Porquê? Está tudo devidamente explicado numa informação vinculativa da AT de 2007 dedicada em exclusivo ao chá e às infusões (processo T120 2006132), que o site Mais Rigor fez o favor de desbastar. Vale a pena acompanhar a argumentação. Existe uma lista de bens e serviços ditos essenciais que beneficiam da taxa reduzida de IVA. Entre eles (alínea 2.5.d), as “plantas, raízes e tubérculos medicinais no estado natural”. Sempre muito generosa, a AT considera que o chá tem uma “acção farmacológica ou terapêutica”, pelo que o encaixa na categoria de planta medicinal, beneficiando do IVA reduzido. Mas – e este “mas” é tudo – só se estiver no estado “natural”.
Felizmente, a AT tem um departamento de Metafísica disponível para explicar o significado ontológico do conceito de “natural” no domínio do chá. Assim, o chá permanece “natural” mesmo após colhido, secado, conservado e acondicionado – logo, IVA a 6%. Já se tiver o azar de ser moído, apresentando-se em pó ou em grão, a AT entende que ele foi “transformado”, abandonando lamentavelmente o seu estado natural – logo, IVA a 23%. A não ser, claro, se for consumido numa casa de restauração – aí, o IVA é 13%. Neste último caso, o chá branco tem azar – deixa de ser considerado um bem de primeira necessidade – e o chá verde tem sorte – abate 10% no IVA. Donde, num estabelecimento onde seja possível beber chá e comprar chá, o contribuinte faz o bingo: tem chá com 6%, 13% e 23% de IVA.
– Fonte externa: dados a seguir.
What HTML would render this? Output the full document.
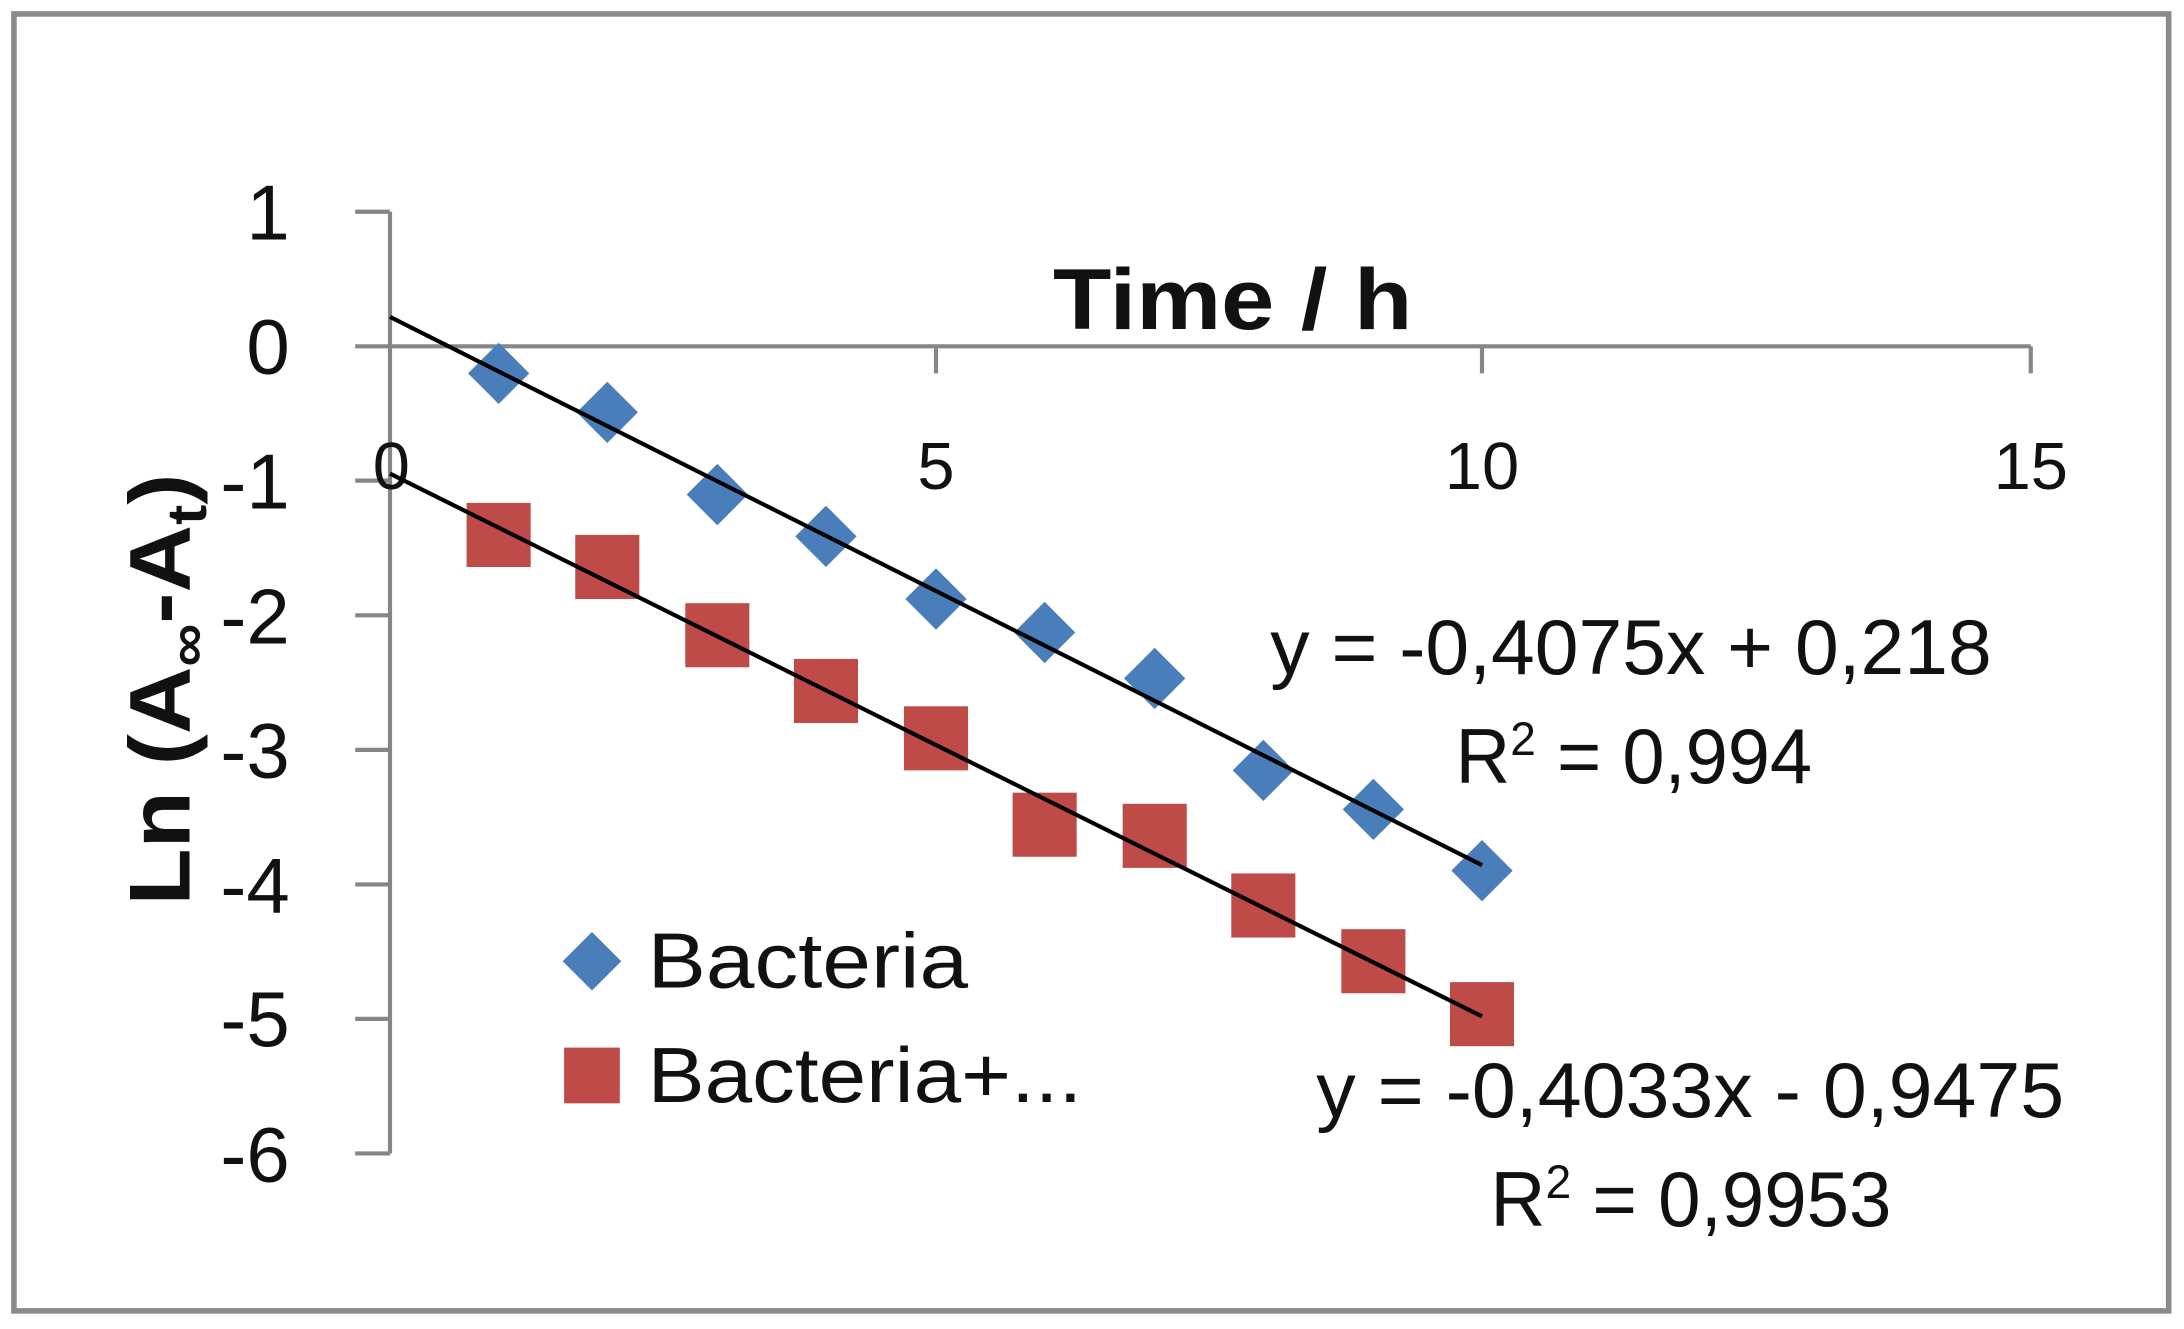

Como é óbvio, aquilo que se passa com o chá passa-se com centenas de outros produtos, onde
o afável monstro do fisco se empenha em meter o dente com um frenesim e uma minúcia ao
nível da mais dedicada angelologia medieval.
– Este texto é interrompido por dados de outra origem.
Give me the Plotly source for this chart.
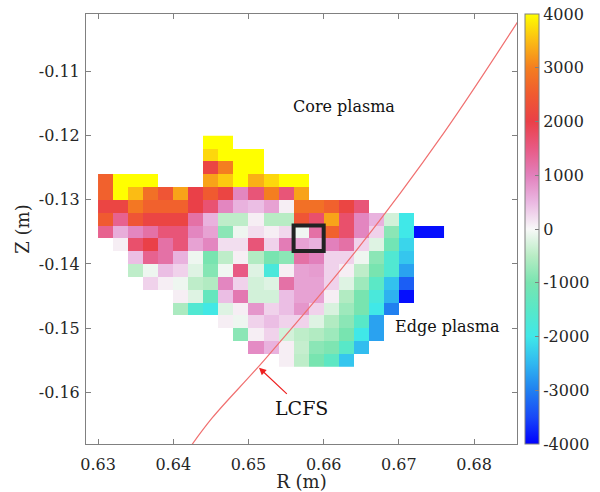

Nas próximas eleições, peço encarecidamente que me arranjem um partido que faça uma única promessa: abster-se de inventar novas leis durante quatro anos e limitar-se a remover todos os decretos, regulamentos, alíneas, directivas e informações vinculativas que sejam absurdas, picuinhas, delirantes, inaplicáveis e ostensivamente estúpidas. Declaro desde já que esse partido conta com o meu voto – e um chazinho para acompanhar.